谷溪的眼里热辣辣地,眼镜片后边闪烁着晶莹的光,他说:"我是个平凡的老百姓,就做这么些吆鸡关门的打杂事,能让别人冲到前边就很满足。你还能记起我在延川二排18号的窑洞里给你说的话吗"
"什么话"路遥问,"你在那个窑洞里说的话很多,不知你如今指的哪一句"
谷溪说:"我说过,你的才能比我大,我做你的铺路石,你踩着我的肩膀上……"
"这话太绝对。"路遥打断谷溪,"不能说我在所有的事情上都比你才能大。比如写诗,后来,我感到诗歌这碗诱人的汤水不适合我的脾胃,就改行涂抹起了小说,但你一直痴心不改,始终热恋着你的缪斯……我当时要写黄土高原抒怀,至今都没写出来,而你就写出来了,写成了《啊,这个海》:呵,这个海,好气派!千重峻岭望不断,万架大山并肩排,山似江河岭如浪,波澜滚滚天际来……"路遥说着说着,就朗诵起来。
"不要取笑我了,你是不写诗了,要是写,我哪里是对手我给你讲诗的时候,只知道个形象思维,连个意象都解不开,就只会个比喻和押韵,还因为咱这陕北土音把韵都押到半坎坎上。"

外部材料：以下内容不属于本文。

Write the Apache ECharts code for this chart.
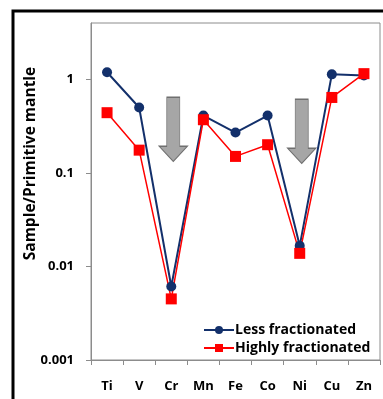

路遥沉思片刻,接着说:"我说的是真话。你后来显然不满足于初期的山歌野调,试图用自由度更大的歌喉,唱出对生活更丰富的感受。溪水奔涌出狭小的山谷,开始在较为宽阔的河床上流淌。我甚至有一种河流突然改道的感觉,听见某种宏大的声势在你诗歌的河流中喧响。"
谷溪说:"那时我也没有想到你是未来的茅盾奖的获得者。你让我这个朋友觉得骄傲,你日后还不知道要怎么惊天动地……"
"一切都已经在昨天结束了。我想未来我写作的精神自由度会更大一些。这个奖与其说是一种收获,还不如说是一种解脱。"路遥自言自语似的说道,"对作家来说,所谓现实,同时也就是未来,也就是历史,因此,必须有更具深度的思想,才有可能进入真正有价值的劳动。"说着他抬起头,对着城墙上遥远而深邃的夜空凝视,灿烂的银河已横陈在头顶,无比的绚丽,他忽然对着谷溪背诵他在北京领茅盾奖时的讲演词:
"……人民生活的大树常青,我们栖息于它的枝头就会情不自禁地为此而歌唱,只有不丧失普通劳动者的感觉,我们才有可能把握社会历史进程的主流,才有可能创造出真正有价值的艺术品。因此,全身心地投入到生活之中,在无数胼手胝足创造伟大历史伟大现实伟大未来的劳动人民身上领悟人生的大境界、艺术的大境界应该是我们毕生的追求。因此,对我们来说,今天的这个地方就不应该是终点,而应该是一个新的起点……"
拍电影《人生》的时候,路遥重返榆林和绥米佳吴清,上了一次佳县的白云山。古刹名寺集中的这座名山,坐落在黄河桃花渡的岸畔,毛泽东东渡黄河指挥大反攻之前,就到这里站在善男信女中间看戏,据说还在祖师爷老子的圣殿里抽过一签,签语是什么,我们不知道。对伟大领袖来说,这只是一种文化消遣。对于一位作家来说,抽签问卦也许是一种有意识的生活体验。听说省城里一位名记者对白云山的神灵抱有着文化人通常持有的蔑视,在老君殿后撒了一泡尿,坐车回省城的半路上,去解大便,有一只枣核卡在屁股眼里拉不下来,这事儿被传成了神灵灵验的一个有力的佐证。也许就是怀着这样的好奇,路遥抽了一签,很好,那是大吉的上上签:鹤鸣九霄。签语关于谋望一节有四句卜辞:几年松下惜羽毛,不肯低头谒富豪,今日奋身腾碧汉,才知志气比天高。这也许是一种偶合,当真说尽了路遥此时的飞黄腾达,蜚声四海。